Я было удивился, что ты не написал мне о Тонио Крёгере. Но потом сказал себе так: «Он ведь знает, как мне хочется получить от него письмо, и о Тонио Крёгере что-то надо сказать. Так что он мне, видимо, написал, но мало ли что могло случиться — ливень, землетрясение, письмо затерялось». И тут же сам на себя рассердился за то, что подумал так, потому что писать настроения не было, а теперь приходилось отвечать на письмо, которого ты, может быть, не писал, и, чертыхаясь, я начал так:

Получив твое письмо, я не знал, как поступить, пойти ли к тебе лично или послать цветы. Но не стал делать ни того, ни другого, отчасти из-за лености, отчасти потому, что боялся натворить глупостей, к тому же я немного не в духе и мрачен, как дождливый день.

Но твое письмо подействовало на меня благотворно. Я ведь считаю высокомерным, когда кто-то излагает передо мной нечто вроде истины. Значит, он меня поучает, унижает, ждет, что я возьму на себя труд его оспаривать, сам при этом ничем не рискуя, потому что свою истину он ведь считает неопровержимой. Когда излагаешь перед кем-нибудь свои предрассудки, это может звучать церемонно, безрассудно и трогательно, но еще трогательней, когда начинаешь их обосновывать, причем обосновываешь опять же другими предрассудками.

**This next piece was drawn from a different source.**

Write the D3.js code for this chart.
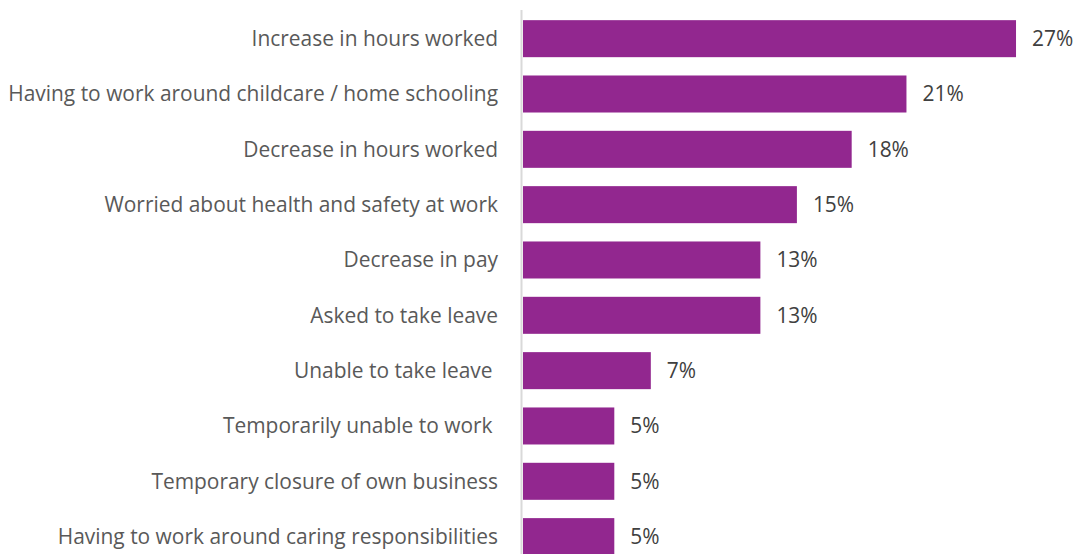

Ты наверняка отметил в своем письме и сходство с твоим рассказом «Экскурсия в темно-красное» [Рассказ «Экскурсия в темно-красное» был опубликован в 1909 г. в Берлине.]. Но я о таком широком сходстве подумал еще раньше, до того как снова прочитал «Тонио Крёгера». Ведь новизна «Тонио Крёгера» не в том, что он открыл это противопоставление (слава Богу, что мне теперь не надо об этом противопоставлении думать, в нем есть что-то ужасное), а в странно-плодотворной (поэт в «Экскурсии») влюбленности в противоположность.